== Aim ==
With pictures left out, extract every line between the start of the records below and the line holding "(central) at (348.5,260.5)", inclusive.
◆ ◆ ◆ ◆ ◆ ◆ ◆
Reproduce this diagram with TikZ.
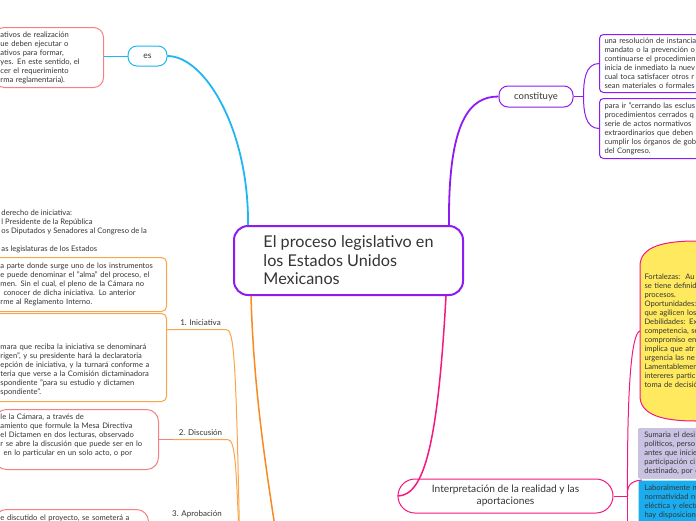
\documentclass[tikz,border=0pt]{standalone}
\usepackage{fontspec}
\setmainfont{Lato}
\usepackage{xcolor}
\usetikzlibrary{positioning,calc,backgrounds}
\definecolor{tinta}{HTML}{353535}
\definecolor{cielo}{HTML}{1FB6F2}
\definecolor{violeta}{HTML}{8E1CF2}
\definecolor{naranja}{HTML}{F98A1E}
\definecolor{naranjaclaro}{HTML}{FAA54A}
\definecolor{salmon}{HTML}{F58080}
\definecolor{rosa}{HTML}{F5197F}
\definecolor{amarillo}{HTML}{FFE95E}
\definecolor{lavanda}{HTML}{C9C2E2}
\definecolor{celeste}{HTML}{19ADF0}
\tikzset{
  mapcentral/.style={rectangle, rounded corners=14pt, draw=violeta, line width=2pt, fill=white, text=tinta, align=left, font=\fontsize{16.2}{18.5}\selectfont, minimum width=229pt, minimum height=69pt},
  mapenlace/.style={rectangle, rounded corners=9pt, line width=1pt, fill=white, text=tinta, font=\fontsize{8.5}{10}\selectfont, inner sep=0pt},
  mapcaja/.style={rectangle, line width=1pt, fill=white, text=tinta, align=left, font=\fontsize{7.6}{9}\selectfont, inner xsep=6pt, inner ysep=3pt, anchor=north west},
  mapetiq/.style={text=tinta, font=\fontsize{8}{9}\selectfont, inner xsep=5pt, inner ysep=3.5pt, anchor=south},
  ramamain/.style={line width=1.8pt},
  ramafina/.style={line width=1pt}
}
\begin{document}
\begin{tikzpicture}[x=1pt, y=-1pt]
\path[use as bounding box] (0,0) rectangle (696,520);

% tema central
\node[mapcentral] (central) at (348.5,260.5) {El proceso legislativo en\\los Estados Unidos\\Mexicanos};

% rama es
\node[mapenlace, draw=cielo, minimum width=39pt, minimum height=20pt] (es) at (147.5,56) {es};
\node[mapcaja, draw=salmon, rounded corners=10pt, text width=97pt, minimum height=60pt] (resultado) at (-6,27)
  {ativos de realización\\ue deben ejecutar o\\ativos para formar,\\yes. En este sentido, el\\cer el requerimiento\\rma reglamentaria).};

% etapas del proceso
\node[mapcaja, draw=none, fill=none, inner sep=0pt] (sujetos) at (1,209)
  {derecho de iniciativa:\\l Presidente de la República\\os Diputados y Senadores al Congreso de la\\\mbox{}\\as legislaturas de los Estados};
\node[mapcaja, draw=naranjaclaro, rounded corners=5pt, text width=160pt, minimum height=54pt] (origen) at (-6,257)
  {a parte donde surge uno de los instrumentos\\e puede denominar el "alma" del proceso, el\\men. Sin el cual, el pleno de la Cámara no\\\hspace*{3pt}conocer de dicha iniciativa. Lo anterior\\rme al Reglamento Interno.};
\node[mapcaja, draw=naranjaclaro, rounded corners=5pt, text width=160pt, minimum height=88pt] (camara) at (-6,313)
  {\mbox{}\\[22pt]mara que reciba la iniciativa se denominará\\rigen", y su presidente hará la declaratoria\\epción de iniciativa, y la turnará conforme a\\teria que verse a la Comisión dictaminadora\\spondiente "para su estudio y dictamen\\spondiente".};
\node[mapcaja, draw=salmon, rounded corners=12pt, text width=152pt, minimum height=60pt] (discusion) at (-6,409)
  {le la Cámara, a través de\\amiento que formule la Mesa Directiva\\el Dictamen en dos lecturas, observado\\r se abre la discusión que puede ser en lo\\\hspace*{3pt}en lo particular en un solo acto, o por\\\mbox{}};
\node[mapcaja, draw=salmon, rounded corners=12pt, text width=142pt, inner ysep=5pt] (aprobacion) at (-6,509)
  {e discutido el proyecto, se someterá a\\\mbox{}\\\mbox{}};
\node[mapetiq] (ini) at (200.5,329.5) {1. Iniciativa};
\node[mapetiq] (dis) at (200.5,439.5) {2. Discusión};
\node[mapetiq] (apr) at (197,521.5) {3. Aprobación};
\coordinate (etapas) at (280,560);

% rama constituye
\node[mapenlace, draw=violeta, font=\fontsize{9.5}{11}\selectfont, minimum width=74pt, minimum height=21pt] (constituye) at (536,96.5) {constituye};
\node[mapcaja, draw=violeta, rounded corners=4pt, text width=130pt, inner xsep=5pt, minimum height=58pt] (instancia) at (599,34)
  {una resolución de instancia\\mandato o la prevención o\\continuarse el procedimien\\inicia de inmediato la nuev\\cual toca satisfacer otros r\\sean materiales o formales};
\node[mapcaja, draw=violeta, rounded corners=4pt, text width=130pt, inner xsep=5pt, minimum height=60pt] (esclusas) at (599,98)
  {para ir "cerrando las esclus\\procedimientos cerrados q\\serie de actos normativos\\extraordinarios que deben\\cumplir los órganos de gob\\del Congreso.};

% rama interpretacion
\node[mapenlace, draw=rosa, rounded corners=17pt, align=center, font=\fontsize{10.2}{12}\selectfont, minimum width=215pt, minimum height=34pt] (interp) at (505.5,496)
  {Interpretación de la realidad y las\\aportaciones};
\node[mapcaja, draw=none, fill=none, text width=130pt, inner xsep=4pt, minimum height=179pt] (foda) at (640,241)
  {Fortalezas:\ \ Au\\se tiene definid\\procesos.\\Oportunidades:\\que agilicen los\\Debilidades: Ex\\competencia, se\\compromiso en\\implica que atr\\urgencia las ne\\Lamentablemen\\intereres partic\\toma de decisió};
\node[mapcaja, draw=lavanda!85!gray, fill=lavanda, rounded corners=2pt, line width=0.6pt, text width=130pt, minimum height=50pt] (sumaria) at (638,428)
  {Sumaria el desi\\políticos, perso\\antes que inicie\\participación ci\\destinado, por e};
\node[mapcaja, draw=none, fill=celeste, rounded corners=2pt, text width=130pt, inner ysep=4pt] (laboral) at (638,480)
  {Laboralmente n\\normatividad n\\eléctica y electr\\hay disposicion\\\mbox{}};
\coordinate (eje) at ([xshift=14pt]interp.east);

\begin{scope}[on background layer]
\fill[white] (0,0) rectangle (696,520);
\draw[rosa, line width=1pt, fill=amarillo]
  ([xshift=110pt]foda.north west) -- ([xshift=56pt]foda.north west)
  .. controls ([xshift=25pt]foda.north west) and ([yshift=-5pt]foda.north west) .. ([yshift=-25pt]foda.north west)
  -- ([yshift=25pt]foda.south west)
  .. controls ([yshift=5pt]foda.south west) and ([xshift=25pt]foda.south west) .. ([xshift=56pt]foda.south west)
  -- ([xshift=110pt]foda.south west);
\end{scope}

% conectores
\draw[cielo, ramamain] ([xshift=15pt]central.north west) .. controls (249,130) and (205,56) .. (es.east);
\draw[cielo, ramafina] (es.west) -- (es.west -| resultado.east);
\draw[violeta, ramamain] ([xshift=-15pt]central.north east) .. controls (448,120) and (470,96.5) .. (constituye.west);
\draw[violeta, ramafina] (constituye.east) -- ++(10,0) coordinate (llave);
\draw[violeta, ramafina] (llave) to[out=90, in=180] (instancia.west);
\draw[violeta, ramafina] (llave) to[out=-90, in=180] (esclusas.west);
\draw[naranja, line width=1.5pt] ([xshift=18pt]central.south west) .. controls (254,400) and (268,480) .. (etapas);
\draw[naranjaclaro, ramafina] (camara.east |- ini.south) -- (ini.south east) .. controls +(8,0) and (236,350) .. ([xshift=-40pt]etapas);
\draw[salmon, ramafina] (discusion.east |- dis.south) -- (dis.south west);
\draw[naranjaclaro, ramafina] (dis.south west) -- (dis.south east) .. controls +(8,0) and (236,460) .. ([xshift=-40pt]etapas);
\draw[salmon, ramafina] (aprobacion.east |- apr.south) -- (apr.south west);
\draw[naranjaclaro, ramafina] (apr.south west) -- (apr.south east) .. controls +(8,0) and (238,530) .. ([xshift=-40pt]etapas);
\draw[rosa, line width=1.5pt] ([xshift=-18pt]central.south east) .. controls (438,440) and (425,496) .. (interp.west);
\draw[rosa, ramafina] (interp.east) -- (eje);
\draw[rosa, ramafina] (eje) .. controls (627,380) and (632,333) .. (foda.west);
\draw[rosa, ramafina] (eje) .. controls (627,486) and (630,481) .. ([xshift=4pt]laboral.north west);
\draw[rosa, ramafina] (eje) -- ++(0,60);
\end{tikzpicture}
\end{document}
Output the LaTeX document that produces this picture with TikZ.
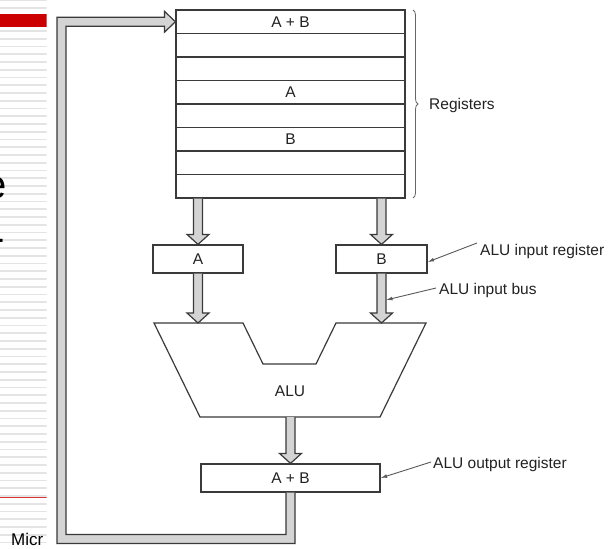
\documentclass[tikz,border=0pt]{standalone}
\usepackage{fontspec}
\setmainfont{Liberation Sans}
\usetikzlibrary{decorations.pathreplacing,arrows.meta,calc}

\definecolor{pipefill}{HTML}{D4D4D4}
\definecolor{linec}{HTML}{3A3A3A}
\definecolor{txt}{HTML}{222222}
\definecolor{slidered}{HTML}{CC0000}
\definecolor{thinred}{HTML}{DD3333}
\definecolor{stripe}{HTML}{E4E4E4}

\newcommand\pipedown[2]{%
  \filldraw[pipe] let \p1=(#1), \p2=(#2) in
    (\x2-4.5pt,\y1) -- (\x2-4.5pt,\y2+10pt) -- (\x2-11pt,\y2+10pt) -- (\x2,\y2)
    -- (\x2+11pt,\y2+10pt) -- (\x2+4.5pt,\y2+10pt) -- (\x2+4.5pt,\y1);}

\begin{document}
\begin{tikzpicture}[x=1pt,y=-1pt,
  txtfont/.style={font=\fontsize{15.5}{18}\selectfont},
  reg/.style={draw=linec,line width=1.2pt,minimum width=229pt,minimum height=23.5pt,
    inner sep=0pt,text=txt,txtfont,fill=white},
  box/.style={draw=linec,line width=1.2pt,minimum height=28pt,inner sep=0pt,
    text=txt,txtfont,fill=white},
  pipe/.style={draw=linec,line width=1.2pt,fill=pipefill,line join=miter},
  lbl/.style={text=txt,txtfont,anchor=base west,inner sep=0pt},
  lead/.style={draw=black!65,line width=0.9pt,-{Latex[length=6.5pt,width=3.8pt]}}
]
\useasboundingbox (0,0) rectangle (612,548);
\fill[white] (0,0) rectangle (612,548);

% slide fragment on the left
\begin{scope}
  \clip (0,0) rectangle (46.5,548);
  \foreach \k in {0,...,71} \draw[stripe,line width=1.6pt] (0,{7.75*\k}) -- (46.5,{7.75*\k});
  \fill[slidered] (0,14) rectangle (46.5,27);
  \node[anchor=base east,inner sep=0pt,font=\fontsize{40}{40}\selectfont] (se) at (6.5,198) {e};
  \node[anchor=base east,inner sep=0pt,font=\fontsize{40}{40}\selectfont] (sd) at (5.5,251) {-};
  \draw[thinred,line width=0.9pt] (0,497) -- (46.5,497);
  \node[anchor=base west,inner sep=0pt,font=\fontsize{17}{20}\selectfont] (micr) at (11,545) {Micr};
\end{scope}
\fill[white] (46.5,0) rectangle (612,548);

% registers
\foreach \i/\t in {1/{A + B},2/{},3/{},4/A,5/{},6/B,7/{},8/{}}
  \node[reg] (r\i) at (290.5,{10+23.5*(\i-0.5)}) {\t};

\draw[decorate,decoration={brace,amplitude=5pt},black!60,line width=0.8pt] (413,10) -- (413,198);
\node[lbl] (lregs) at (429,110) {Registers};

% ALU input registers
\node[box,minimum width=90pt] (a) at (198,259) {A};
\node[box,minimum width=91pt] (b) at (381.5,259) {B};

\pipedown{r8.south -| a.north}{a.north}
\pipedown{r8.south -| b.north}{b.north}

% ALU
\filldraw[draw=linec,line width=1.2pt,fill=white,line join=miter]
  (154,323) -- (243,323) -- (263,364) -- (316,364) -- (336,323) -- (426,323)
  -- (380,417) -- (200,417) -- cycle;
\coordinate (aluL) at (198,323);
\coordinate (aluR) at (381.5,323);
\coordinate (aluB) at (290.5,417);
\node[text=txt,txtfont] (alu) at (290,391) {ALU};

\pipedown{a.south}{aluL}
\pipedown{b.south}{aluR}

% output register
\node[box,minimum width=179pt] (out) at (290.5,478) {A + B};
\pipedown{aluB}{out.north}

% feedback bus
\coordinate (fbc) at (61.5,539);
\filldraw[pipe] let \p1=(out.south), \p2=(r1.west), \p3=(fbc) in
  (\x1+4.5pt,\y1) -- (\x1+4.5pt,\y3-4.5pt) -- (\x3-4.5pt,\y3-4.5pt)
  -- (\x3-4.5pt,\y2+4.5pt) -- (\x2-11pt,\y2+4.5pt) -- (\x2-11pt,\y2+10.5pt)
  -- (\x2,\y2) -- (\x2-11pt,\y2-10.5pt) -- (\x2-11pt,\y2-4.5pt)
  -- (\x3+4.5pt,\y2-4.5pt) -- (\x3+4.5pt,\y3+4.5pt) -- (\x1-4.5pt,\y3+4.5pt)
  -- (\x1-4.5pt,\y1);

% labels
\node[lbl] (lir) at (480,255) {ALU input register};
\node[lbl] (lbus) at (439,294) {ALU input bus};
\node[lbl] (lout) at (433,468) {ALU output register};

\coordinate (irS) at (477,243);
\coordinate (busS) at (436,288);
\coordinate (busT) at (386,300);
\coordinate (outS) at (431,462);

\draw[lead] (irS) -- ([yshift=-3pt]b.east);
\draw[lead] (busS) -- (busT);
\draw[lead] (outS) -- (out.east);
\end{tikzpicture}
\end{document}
◆ ◆ ◆ ◆ ◆ ◆ ◆
== Answer to this problem ==
Reproduce this diagram with TikZ.
\documentclass[tikz,border=0pt]{standalone}
\usepackage{fontspec}
\setmainfont{Lato}
\usepackage{xcolor}
\usetikzlibrary{positioning,calc,backgrounds}
\definecolor{tinta}{HTML}{353535}
\definecolor{cielo}{HTML}{1FB6F2}
\definecolor{violeta}{HTML}{8E1CF2}
\definecolor{naranja}{HTML}{F98A1E}
\definecolor{naranjaclaro}{HTML}{FAA54A}
\definecolor{salmon}{HTML}{F58080}
\definecolor{rosa}{HTML}{F5197F}
\definecolor{amarillo}{HTML}{FFE95E}
\definecolor{lavanda}{HTML}{C9C2E2}
\definecolor{celeste}{HTML}{19ADF0}
\tikzset{
  mapcentral/.style={rectangle, rounded corners=14pt, draw=violeta, line width=2pt, fill=white, text=tinta, align=left, font=\fontsize{16.2}{18.5}\selectfont, minimum width=229pt, minimum height=69pt},
  mapenlace/.style={rectangle, rounded corners=9pt, line width=1pt, fill=white, text=tinta, font=\fontsize{8.5}{10}\selectfont, inner sep=0pt},
  mapcaja/.style={rectangle, line width=1pt, fill=white, text=tinta, align=left, font=\fontsize{7.6}{9}\selectfont, inner xsep=6pt, inner ysep=3pt, anchor=north west},
  mapetiq/.style={text=tinta, font=\fontsize{8}{9}\selectfont, inner xsep=5pt, inner ysep=3.5pt, anchor=south},
  ramamain/.style={line width=1.8pt},
  ramafina/.style={line width=1pt}
}
\begin{document}
\begin{tikzpicture}[x=1pt, y=-1pt]
\path[use as bounding box] (0,0) rectangle (696,520);

% tema central
\node[mapcentral] (central) at (348.5,260.5) {El proceso legislativo en\\los Estados Unidos\\Mexicanos};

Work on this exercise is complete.